May 6, 2022
As the May 6 target adjournment date arrives, it is clear that it won’t be met mostly due to several priority bills still in need of final reconciliation and passage. New target date rumors are abundant with some suggesting mid-week, but history proves if legislators return to Montpelier, they tend to stay for a full week. Major bills, including those containing economic and workforce development, housing investments, Act 250 reform, and tax relief, are now being negotiated between the House and the Senate. While there is a lot still up in the air and subject to change in the final days, the Vermont Chamber advocacy team will fight for business priorities until the final fall of the gavel.
The House and Senate have each passed their own versions of the economic and workforce development bill. A conference committee must now reconcile differences as well as account for the Governor’s priorities that have been excluded. The Governor has indicated that if the Legislature passes this bill without appropriate support for workforce expansion, which he has repeatedly identified as one of his top priorities, he could veto the bill, sending it back for revision.
S.234, a proposal to change Act 250 to allow for more housing, was amended by the House with a significant change in governance which the Governor opposes, jeopardizing its passage. While many of the permitting provisions in S.234 promote smart growth development, they do not go far enough to create the transformational impact on Vermont’s housing crisis that is needed right now. With the addition of the governance language, barriers to development may increase rather than be alleviated through this legislation. The Governor is all but certain to veto the bill if that language is included in the final bill.
H.489 is on track to pass both the House and the Senate allowing $17.7 million in health insurance cost savings to be extended to small businesses and their workers for another year.
Bill Updates
  • S.226 Housing: The House passed this major housing legislation, which will likely head to a conference committee next to work through the differences between the House and Senate versions.
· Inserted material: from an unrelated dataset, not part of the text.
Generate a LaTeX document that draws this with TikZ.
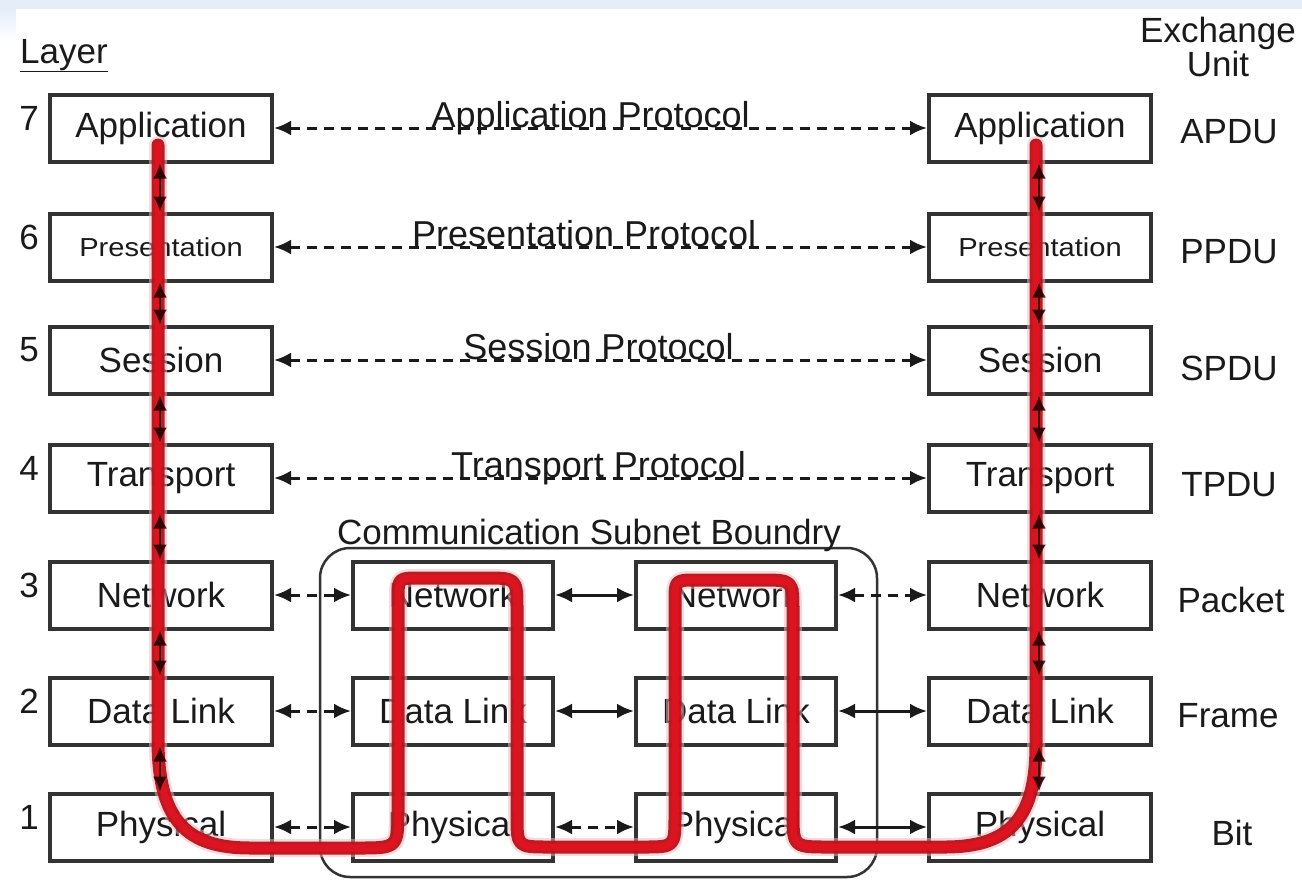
\documentclass[tikz,border=0pt]{standalone}
\usepackage{fontspec}
\usepackage{graphicx}
\setmainfont{Liberation Sans}
\usetikzlibrary{arrows.meta,calc}
\newcommand\bigtxt{\fontsize{35}{40}\selectfont}
\newcommand\protxt{\fontsize{36}{40}\selectfont}
\newcommand\prestxt{\fontsize{26}{30}\selectfont}
\definecolor{boxgray}{HTML}{333333}
\definecolor{txtgray}{HTML}{1A1A1A}
\definecolor{topblue}{HTML}{E4EDF8}
\definecolor{reddark}{HTML}{B8121B}
\definecolor{redmain}{HTML}{E0131F}
\definecolor{redhalo}{HTML}{F5B8BC}
\tikzset{
  layerbox/.style={draw=boxgray, line width=4pt, fill=white, minimum width=222pt, minimum height=67pt, inner sep=0pt, font=\bigtxt, text=txtgray},
  midbox/.style={layerbox, minimum width=200pt},
  lab/.style={font=\bigtxt, text=txtgray, inner sep=0pt},
  protolab/.style={font=\protxt, text=txtgray, inner sep=0pt, anchor=base},
  proto/.style={draw=txtgray, line width=3pt, dash pattern=on 10pt off 7pt, {Latex[length=17pt,width=15pt]}-{Latex[length=17pt,width=15pt]}},
  solidproto/.style={draw=txtgray, line width=3pt, {Latex[length=17pt,width=15pt]}-{Latex[length=17pt,width=15pt]}},
  vert/.style={draw=black, line width=2.5pt, {Latex[length=15pt,width=14pt]}-{Latex[length=15pt,width=14pt]}},
  redhalo/.style={draw=redhalo, line width=18pt, line cap=round, line join=round},
  redouter/.style={draw=reddark, line width=13pt, line cap=round, line join=round},
  redinner/.style={draw=redmain, line width=7pt, line cap=round, line join=round},
  boundary/.style={draw=boxgray, line width=2.5pt, rounded corners=30pt}
}
\begin{document}
\begin{tikzpicture}[x=1pt,y=-1pt]
\useasboundingbox (0,0) rectangle (1302,879);
\fill[white] (0,0) rectangle (1302,879);
\fill[topblue] (0,0) rectangle (1302,9);
\shade[top color=topblue, bottom color=white] (0,9) rectangle (16,40);

% headings
\node[lab, anchor=base west] (layerhead) at (20,63) {\underline{Layer}};
\node[lab, align=center] (exhead) at (1218,47) {Exchange\\[-6pt]Unit};

% subnet boundary
\node[boundary, minimum width=557pt, minimum height=329pt, inner sep=0pt] (subnet) at (598.5,712.5) {};
\node[lab, anchor=base] (subnetlab) at (589,544) {Communication Subnet Boundry};

% left stack
\node[layerbox] (L7) at (161,128) {Application};
\node[layerbox] (L6) at (161,247) {\prestxt\scalebox{1.12}[1]{Presentation}};
\node[layerbox] (L5) at (161,360) {Session};
\node[layerbox] (L4) at (161,478) {Transport};
\node[layerbox] (L3) at (161,595) {Network};
\node[layerbox] (L2) at (161,711) {Data Link};
\node[layerbox] (L1) at (161,827) {Physical};

% right stack
\node[layerbox] (R7) at (1040,128) {Application};
\node[layerbox] (R6) at (1040,247) {\prestxt\scalebox{1.12}[1]{Presentation}};
\node[layerbox] (R5) at (1040,360) {Session};
\node[layerbox] (R4) at (1040,478) {Transport};
\node[layerbox] (R3) at (1040,595) {Network};
\node[layerbox] (R2) at (1040,711) {Data Link};
\node[layerbox] (R1) at (1040,827) {Physical};

% middle routers
\node[midbox] (A3) at (453,595) {Network};
\node[midbox] (A2) at (453,711) {Data Link};
\node[midbox] (A1) at (453,827) {Physical};
\node[midbox] (B3) at (736,595) {Network};
\node[midbox] (B2) at (736,711) {Data Link};
\node[midbox] (B1) at (736,827) {Physical};

% layer numbers
\foreach \n/\b in {7/L7,6/L6,5/L5,4/L4,3/L3,2/L2,1/L1}
  \node[lab, anchor=east] (num\n) at ($(\b.west)+(-9,-10)$) {\n};

% exchange units
\node[lab] (uA) at (1229,132) {APDU};
\node[lab] (uP) at (1229,252) {PPDU};
\node[lab] (uS) at (1229,368) {SPDU};
\node[lab] (uT) at (1229,485) {TPDU};
\node[lab] (uN) at (1231,600) {Packet};
\node[lab] (uF) at (1228,716) {Frame};
\node[lab] (uB) at (1232,833) {Bit};

% peer protocols
\draw[proto] (L7.east) -- (R7.west) node[protolab, pos=0.485, yshift=1pt] {Application Protocol};
\draw[proto] (L6.east) -- (R6.west) node[protolab, pos=0.475, yshift=1pt] {Presentation Protocol};
\draw[proto] (L5.east) -- (R5.west) node[protolab, pos=0.497, yshift=1pt] {Session Protocol};
\draw[proto] (L4.east) -- (R4.west) node[protolab, pos=0.497, yshift=1pt] {Transport Protocol};

% subnet level peer links
\draw[proto] (L3.east) -- (A3.west);
\draw[proto] (L2.east) -- (A2.west);
\draw[proto] (L1.east) -- (A1.west);
\draw[solidproto] (A3.east) -- (B3.west);
\draw[solidproto] (A2.east) -- (B2.west);
\draw[proto] (A1.east) -- (B1.west);
\draw[proto] (B3.east) -- (R3.west);
\draw[solidproto] (B2.east) -- (R2.west);
\draw[solidproto] (B1.east) -- (R1.west);

% data path
\def\redpath{(158,145) -- (158,740) .. controls (158,822) and (188,848) .. (250,848) -- (358,848) .. controls (398,848) .. (398,808) -- (398,600) .. controls (398,578) .. (420,578) -- (485,578) .. controls (517,578) .. (517,610) -- (517,815) .. controls (517,847) .. (549,847) -- (643,847) .. controls (675,847) .. (675,815) -- (675,602) .. controls (675,580) .. (697,580) -- (761,580) .. controls (793,580) .. (793,612) -- (793,812) .. controls (793,847) .. (828,847) -- (945,847) .. controls (1010,847) and (1036,818) .. (1036,745) -- (1036,145)}
\draw[redhalo, opacity=0.5] \redpath;
\draw[redouter, opacity=0.95] \redpath;
\draw[redinner, opacity=0.95] \redpath;

% vertical interface arrows, showing through the data path
\foreach \u/\d in {L7/L6,L6/L5,L5/L4,L4/L3,L3/L2,L2/L1,R7/R6,R6/R5,R5/R4,R4/R3,R3/R2,R2/R1}
  \draw[vert, draw=black!85!red, opacity=0.85] ([xshift=-1pt]\u.south) -- ([xshift=-1pt]\d.north);
\end{tikzpicture}
\end{document}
After removing the permitting provisions that were moved to S.234, the House has made minor changes to the substance of the bill but added amendments related to fair housing practices, a community partnership of neighborhood development program, and the creation of a land access opportunity board that the Senate will need to review.
  • H.715 Clean Heat Standard: The House passed the Senate version of the Clean Heat Standard, and Governor Scott vetoed it, as expected. The Legislature will now need to muster enough votes to override the veto or make changes to the legislation to make it more acceptable to the Governor. Learn more from VFDA.
  • H.730 Liquor Law Modernization: After the beer industry lobbied hard against the inclusion of low-ABV ready-to-drink cocktails (RTDs) in the bill, the Senate Finance Committee advanced the bill late in the afternoon with RTDs included. Moving RTDs out of the into the wholesale/retail space will help to create a more equitable landscape amongst alcoholic beverages with similar ABVs and provide a platform for economic development and growth. To learn more, contact Amy Spear.
  • Manufacturing Tax Exemption: While the Senate Finance Committee is poised to pass the expansion of the manufacturing tax exemption, its fate is uncertain in the House Ways and Means Committee. The expansion would exempt machinery and equipment used in integrated production operations and all ancillary processes between raw materials and finished goods, as well as some secondary packaging processes. The Vermont Chamber supported this change, which will modernize Vermont’s tax law, enhance workforce recruitment, retention, modernize facilities, and make Vermont competitive with the 33 other states that have similar exemptions in place.
  • Project-Based TIF Districts: The House Ways and Means Committee amended and passed this bill out of committee, sending it to the House floor for approval. The differences between the House and Senate versions are major, and center mainly around brownfield remediation and whether municipalities can fund debt service payments through TIF, so this may prove a roadblock to the chambers reconciling differences.